Monday November 21, 2005

Brian Courtis

THE OFFICE SPECIALS (ABC, 9.30pm)

IT'S as embarrassing, discomforting and as humiliating as ever - more masochistic than Fawlty Towers, nastier than Garry Shandling's outrageously manipulative satire, The Larry Sanders Show. It's as excruciating and desperate as it is funny.

No wonder, then, that the ABC seems to have had trouble understanding what to do with the final writhing agonies of David Brent and The Office. Ricky Gervais, its co-creator and star, is starting to attract attention again with his new series, Extras, another cringe-making comedy. Extras, in which Gervais plays a struggling wannabe actor, goes to air on the ABC next year, so wrapping up The Office for those still waiting patiently is probably wise.

Gervais' David Brent, the most finely flawed, boorish character from a British comedy to win us over since Captain Mainwaring in Dad's Army, was, of course, retrenched from Wernham Hogg, the most famous paper merchants in Slough, some three years ago.

Fired, really. A scapegoat, he says, for that BBC documentary about working conditions. Head-butting a female interviewee made him look like "the biggest plonker of the year".

There's been some downsizing and a merger, though, as the BBC returns for its follow-up, tell-all program on the company and how it's coped. There are some familiar faces around. The sycophantic Gareth (Mackenzie Crook), promoted to regional manager, has taken over, preaching a regime of discipline rather than Brent affability. Still heartbroken and frustrated is Tim Canterbury (Martin Freeman), stuck with his dreams of receptionist Dawn Tinsley (Lucy Davis), now a young mother in Tampa, Florida.

And there are the new office wits and bosses, crude but unable, it appears, to get the message through to Brent that he needs to warn them when he plans to drop in.

And the new David Brent? Well, Gareth lets us know he spent his redundancy package on producing a flop video CD single. Although not anxious to push the matter, it seems the man who saw himself as a desk-jockey superstar is back on the road again, selling office-cleaning products door to door.

Following his not-quite-a-hit CD, he does have an agent and, introduced by the village DJs, is making minor celebrity appearances in the local pub versions of Blind Date.

The Gervais-Stephen Merchant comedy is razor-cruel, finely balanced. There's tension and there are gags that beg for further resolution.

And, as always, just as you start to feel a little sympathy for the podgy Brent, he manages to stuff both his feet firmly into his mouth. The gaffes are great, but you're even more grateful that they'll not be around forever.

WORTH WATCHING

Grey's Anatomy Seven, 8.30pm

No pretence now at medical drama. It's simply a sexy, sudsy soap with scalpels and sutures.
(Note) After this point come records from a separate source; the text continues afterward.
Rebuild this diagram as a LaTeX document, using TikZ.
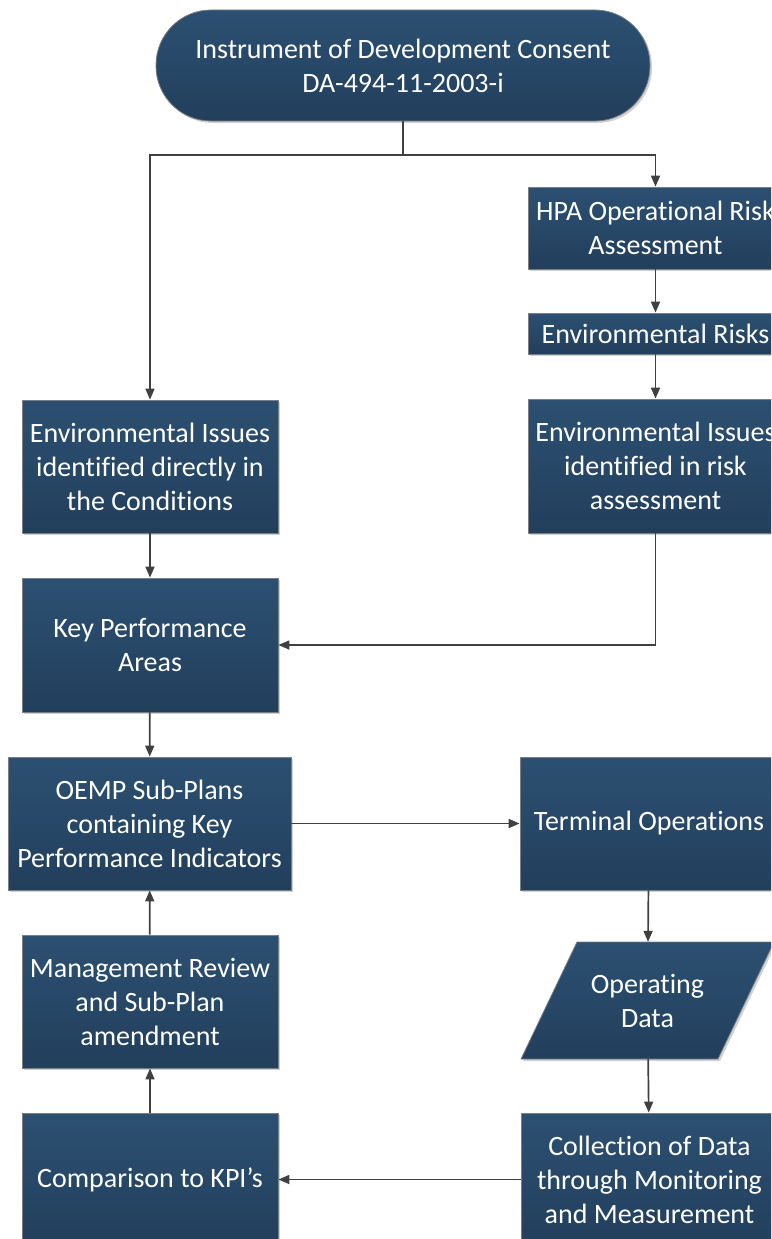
\documentclass[tikz,border=0pt]{standalone}
\usepackage{fontspec}
\setmainfont{Carlito}[Ligatures=CommonOff]
\usetikzlibrary{arrows.meta,shadows}

\definecolor{boxtop}{HTML}{2C5072}
\definecolor{boxbot}{HTML}{223F5C}
\definecolor{boxedge}{HTML}{7A7F86}
\definecolor{wire}{HTML}{404040}

\tikzset{
  procbox/.style={rectangle, inner sep=0pt, align=center, text=white,
    top color=boxtop, bottom color=boxbot, draw=boxedge, line width=0.8pt,
    font=\fontsize{28}{34}\selectfont,
    drop shadow={shadow xshift=2pt, shadow yshift=-2pt, fill=black, opacity=0.18}},
  termbox/.style={procbox, rounded corners=55pt},
  datalabel/.style={rectangle, inner sep=0pt, align=center, text=white,
    font=\fontsize{28}{34}\selectfont},
  flow/.style={draw=wire, line width=1.7pt, -{Triangle[length=11pt,width=9pt]}},
  flowline/.style={draw=wire, line width=1.7pt}
}

\begin{document}
\begin{tikzpicture}[x=1pt, y=-1pt]
  \useasboundingbox (0,0) rectangle (771,1239);
  \clip (0,0) rectangle (771,1239);

  % start terminal
  \node[termbox, minimum width=494pt, minimum height=111pt] (consent) at (403,65.5)
    {Instrument of Development Consent\\DA-494-11-2003-i};

  % right branch: risk assessment
  \node[procbox, minimum width=255pt, minimum height=82pt] (hpa) at (655.5,228)
    {HPA Operational Risk\\Assessment};
  \node[procbox, minimum width=255pt, minimum height=41pt] (risks) at (655.5,333.5)
    {Environmental Risks};
  \node[procbox, minimum width=255pt, minimum height=134pt] (issrisk) at (655.5,466)
    {Environmental Issues\\identified in risk\\assessment};

  % left column
  \node[procbox, minimum width=256pt, minimum height=133pt] (isscond) at (150,466.5)
    {Environmental Issues\\identified directly in\\the Conditions};
  \node[procbox, minimum width=256pt, minimum height=134pt] (kpa) at (150,645)
    {Key Performance\\Areas};
  \node[procbox, minimum width=283pt, minimum height=133pt] (oemp) at (149.5,823.5)
    {OEMP Sub-Plans\\containing Key\\Performance Indicators};
  \node[procbox, minimum width=256pt, minimum height=133pt] (review) at (150,1001.5)
    {Management Review\\and Sub-Plan\\amendment};
  \node[procbox, minimum width=256pt, minimum height=133pt] (compare) at (150,1179.5)
    {Comparison to KPI’s};

  % operations column
  \node[procbox, minimum width=258pt, minimum height=133pt] (ops) at (649,823.5)
    {Terminal Operations};
  \fill[black, opacity=0.18] (523,1061) -- (720,1061) -- (776,944) -- (579,944) -- cycle;
  \shade[top color=boxtop, bottom color=boxbot, draw=boxedge, line width=0.8pt]
    (521,1059) -- (718,1059) -- (774,942) -- (577,942) -- cycle;
  \node[datalabel, minimum width=141pt, minimum height=117pt] (opdata) at (647.5,1000.5)
    {Operating\\Data};
  \node[procbox, minimum width=257pt, minimum height=133pt] (collect) at (649.5,1179.5)
    {Collection of Data\\through Monitoring\\and Measurement};

  % connectors
  \coordinate (split) at (403,155);
  \draw[flowline] (consent.south) -- (split);
  \draw[flow] (split) -| (isscond.north);
  \draw[flow] (split) -| (hpa.north);
  \draw[flow] (hpa) -- (risks);
  \draw[flow] (risks) -- (issrisk);
  \draw[flow] (issrisk.south) |- (kpa.east);
  \draw[flow] (isscond) -- (kpa);
  \draw[flow] (kpa) -- (oemp);
  \draw[flow] (oemp) -- (ops);
  \draw[flow] (ops) -- (opdata);
  \draw[flow] (opdata) -- (collect);
  \draw[flow] (collect) -- (compare);
  \draw[flow] (compare) -- (review);
  \draw[flow] (review) -- (oemp);
\end{tikzpicture}
\end{document}
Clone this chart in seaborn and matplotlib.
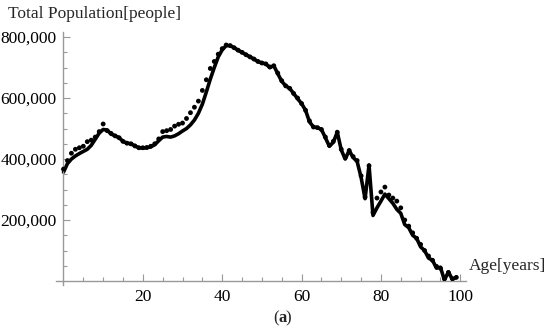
import numpy as np
import pandas as pd
import seaborn as sns
import matplotlib
matplotlib.use("Agg")
import matplotlib.pyplot as plt
from matplotlib.ticker import FuncFormatter, FixedLocator

ages = list(range(100))

# model curve (solid line), thousands of people
model_k = [357, 385, 400, 410, 418, 425, 432, 445, 465, 485,
           497, 495, 482, 476, 470, 458, 452, 450, 443, 437,
           436, 437, 440, 447, 460, 472, 474, 472, 476, 483,
           492, 500, 512, 528, 550, 580, 620, 662, 700, 735,
           758, 772, 772, 765, 757, 750, 742, 735, 728, 720,
           715, 712, 700, 706, 680, 655, 640, 632, 615, 598,
           582, 560, 522, 505, 503, 497, 470, 442, 455, 488,
           430, 400, 428, 405, 392, 340, 270, 380, 215, 240,
           262, 285, 270, 255, 235, 222, 185, 175, 150, 140,
           112, 100, 75, 68, 42, 45, 3, 30, 5, 12]

# census data (dots), thousands of people
data_k = [367, 395, 419, 432, 437, 442, 457, 462, 472, 490,
          515, 493, 484, 476, 470, 458, 452, 450, 443, 437,
          437, 438, 442, 450, 466, 490, 493, 497, 508, 514,
          518, 533, 552, 570, 590, 625, 660, 697, 720, 744,
          762, 774, 772, 765, 757, 750, 742, 735, 728, 720,
          715, 712, 702, 706, 682, 657, 640, 632, 615, 600,
          582, 560, 525, 505, 503, 497, 472, 445, 458, 488,
          432, 405, 428, 408, 395, 345, 275, 378, 225, 272,
          292, 308, 282, 272, 262, 240, 200, 180, 158, 140,
          120, 100, 82, 68, 48, 42, 8, 28, 8, 12]

df = pd.DataFrame({"age": ages,
                   "model": [v * 1000 for v in model_k],
                   "data": [v * 1000 for v in data_k]})

sns.set_theme(style="white")
plt.rcParams["font.family"] = ["Liberation Serif", "DejaVu Serif"]

fig = plt.figure(figsize=(5.5, 3.34), dpi=100)
ax = fig.add_axes([0.101, 0.1477, 0.746, 0.755])

sns.scatterplot(data=df, x="age", y="data", ax=ax, color="black", s=12,
                edgecolor="none", zorder=3)
sns.lineplot(data=df, x="age", y="model", ax=ax, color="black", lw=2.6,
             zorder=2)

ax.set_xlim(-2, 101.4)
ax.set_ylim(-12000, 815000)
ax.spines["left"].set_position(("data", 0))
ax.spines["bottom"].set_position(("data", 0))
for s in ["top", "right"]:
    ax.spines[s].set_visible(False)
for s in ["left", "bottom"]:
    ax.spines[s].set_color("#999999")
    ax.spines[s].set_linewidth(1.0)

ax.xaxis.set_major_locator(FixedLocator([20, 40, 60, 80, 100]))
ax.xaxis.set_minor_locator(FixedLocator([v for v in range(5, 101, 5) if v % 20]))
ax.yaxis.set_major_locator(FixedLocator([200000, 400000, 600000, 800000]))
ax.yaxis.set_minor_locator(FixedLocator([v for v in range(50000, 800001, 50000) if v % 200000]))
ax.yaxis.set_major_formatter(FuncFormatter(lambda v, p: f"{int(v):,}"))
ax.xaxis.set_major_formatter(FuncFormatter(lambda v, p: f"{int(v)}"))

ax.tick_params(axis="x", which="major", direction="in", length=5, width=0.8,
               color="#999999", labelsize=12.5, pad=6, labelcolor="black")
ax.tick_params(axis="x", which="minor", direction="in", length=3, width=0.8,
               color="#999999")
ax.tick_params(axis="y", which="major", direction="in", length=5, width=0.8,
               color="#999999", labelsize=12.5, pad=5, labelcolor="black")
ax.tick_params(axis="y", which="minor", direction="in", length=3, width=0.8,
               color="#999999")
ax.tick_params(bottom=True, left=True, which="both")

ax.set_xlabel("")
ax.set_ylabel("")
fig.text(0.015, 0.958, "Total Population[people]", fontsize=12.5, ha="left",
         va="center")
fig.text(0.853, 0.205, "Age[years]", fontsize=12.5, ha="left", va="center")
fig.text(0.507, 0.048, "(", fontsize=12, ha="right", va="center")
fig.text(0.507, 0.048, "a", fontsize=12, ha="left", va="center",
         fontweight="bold")
fig.text(0.5195, 0.048, ")", fontsize=12, ha="left", va="center")

fig.savefig("out.png", dpi=100)
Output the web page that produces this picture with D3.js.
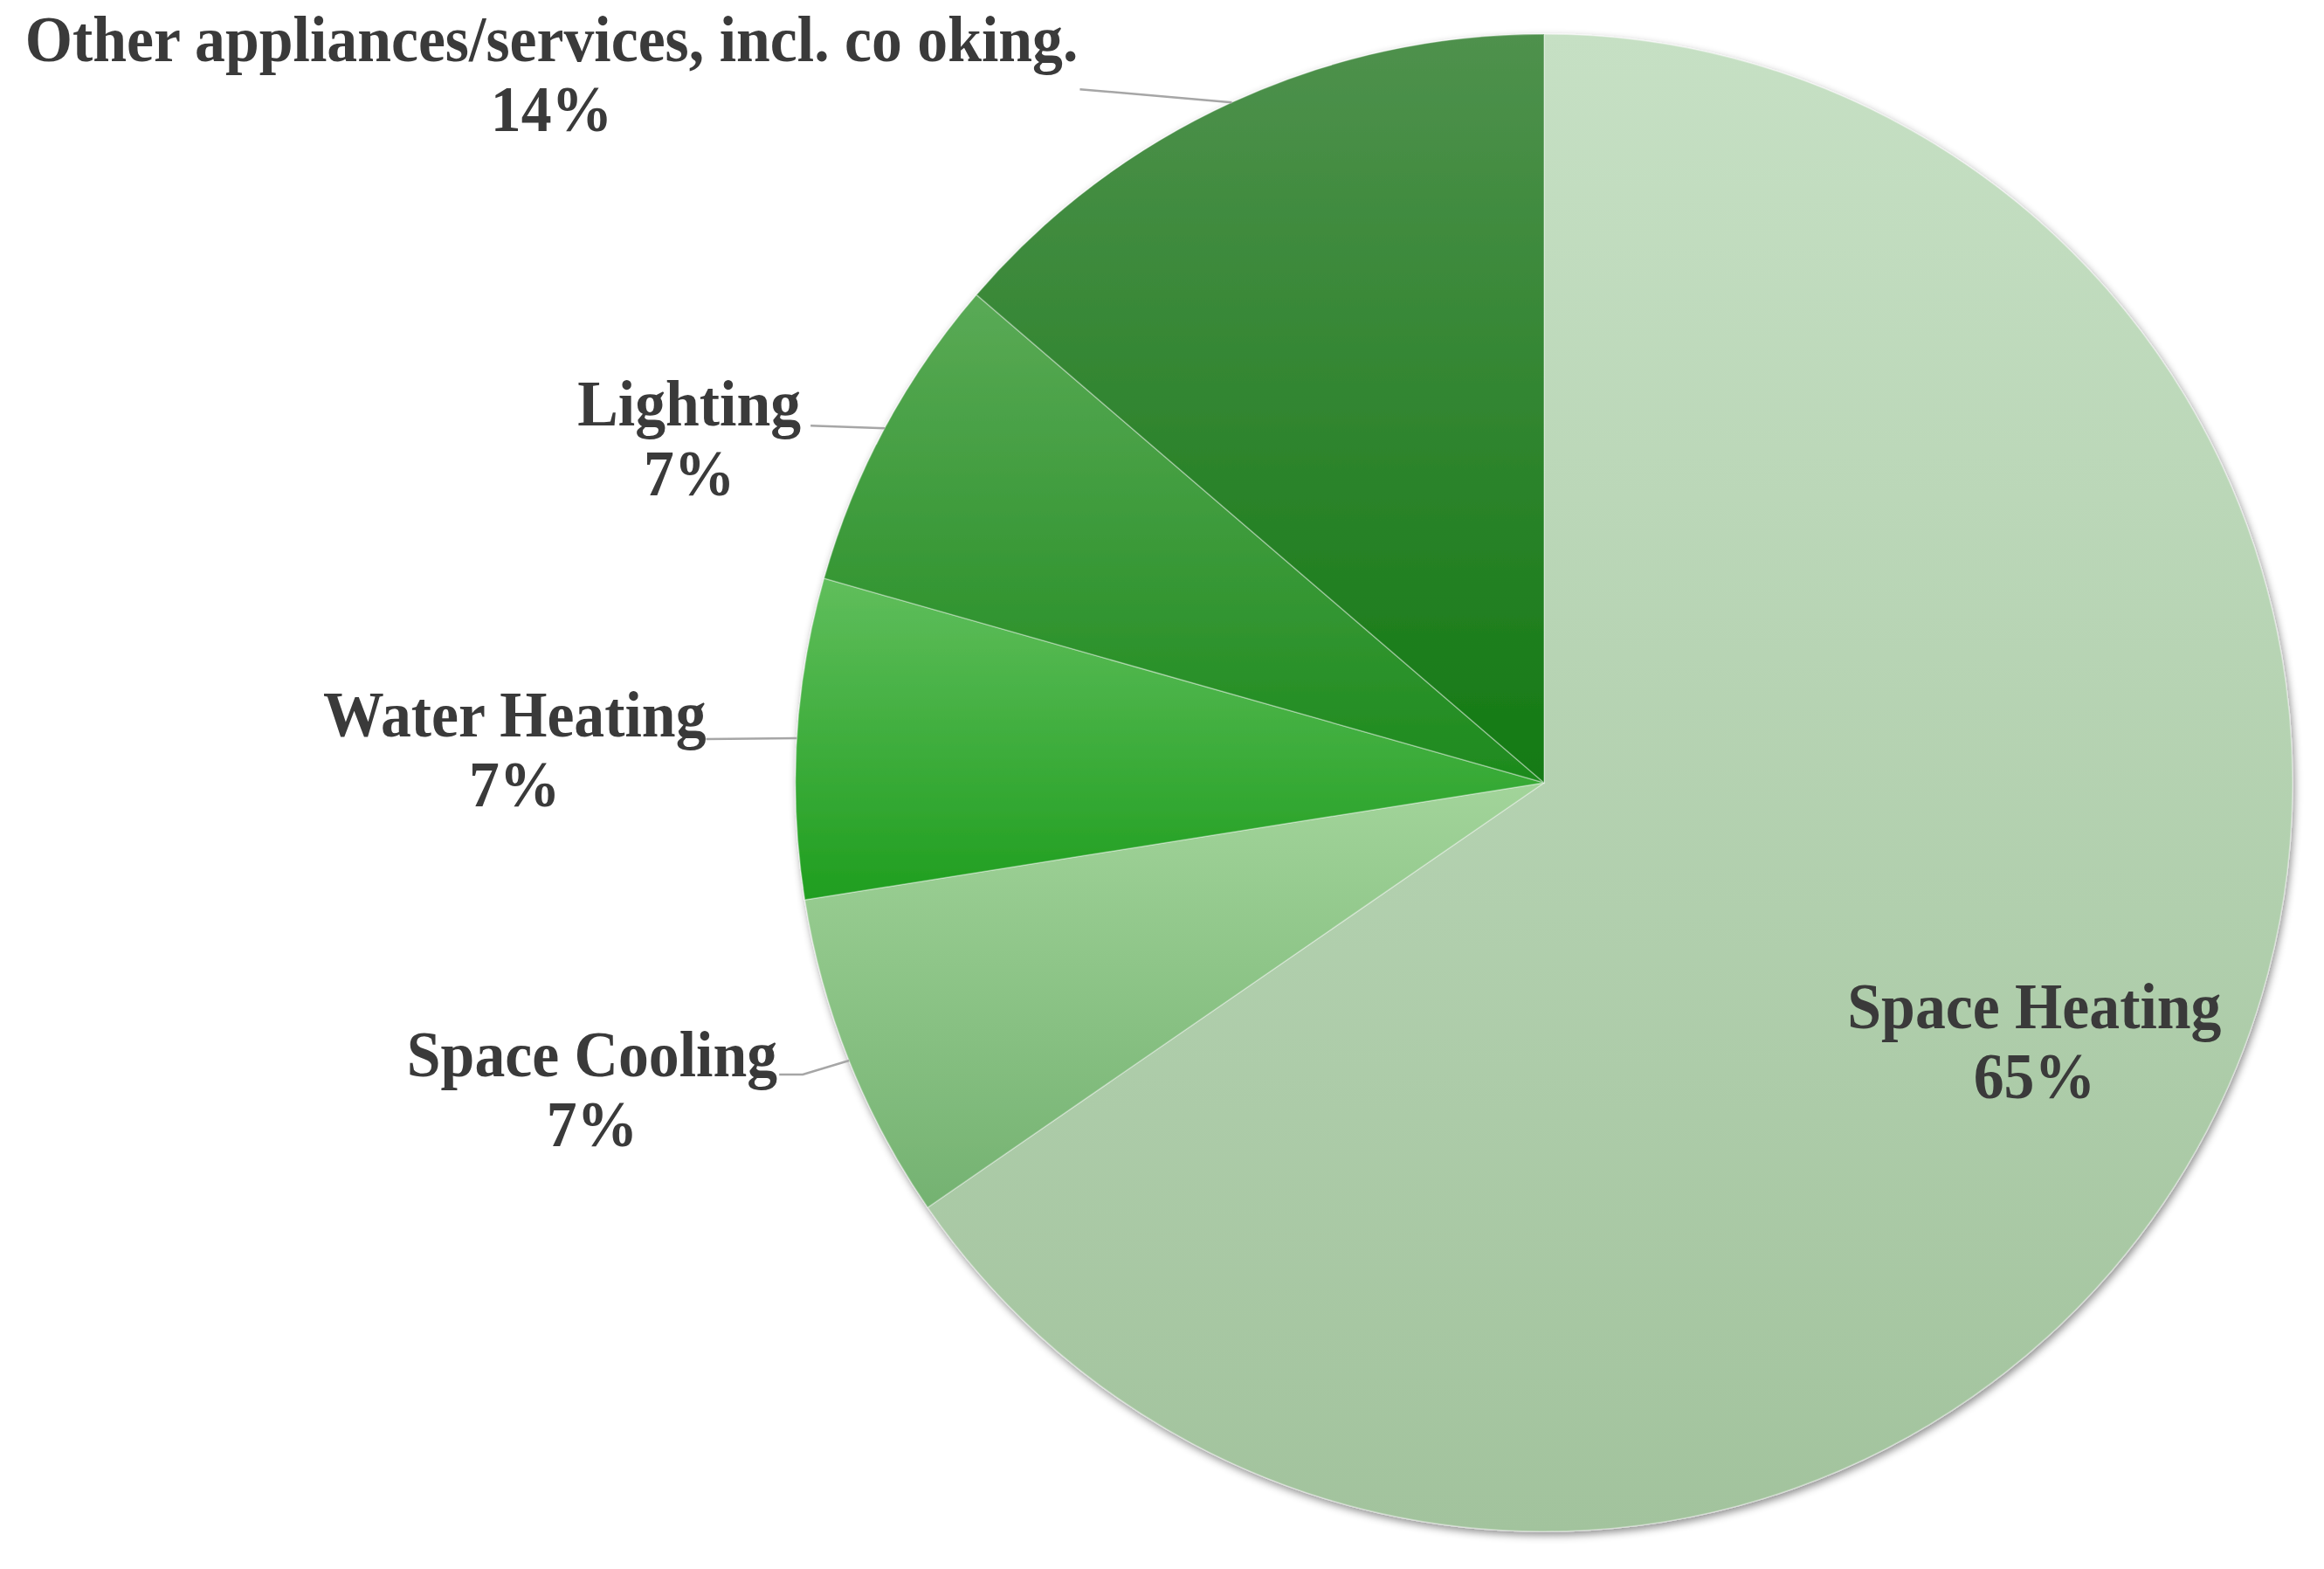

Tonight, however, interns Meredith, Cristina and Izzie have some fun helping Seattle's first pregnant man prepare for the delivery.

Who Wants To Be

a Millionaire Nine, 8.30pm

Slightly odd end-of-season special from Eddie McGuire. For this week's Millionaire, he's gathered 10 pregnant women hoping for the arrival of yet another big prize. A heightened air of expectancy about the studio?

Numb3rs Ten, 10pm

Final shoot-out for those who enjoy their crime stories wrapped incomprehensibly within Markov chains and Bayesian equations. Tonight, maths genius Charlie Eppes (David Krumholtz) helps his FBI agent brother, Don (Rob Morrow), calculate the odds on recapturing two killers.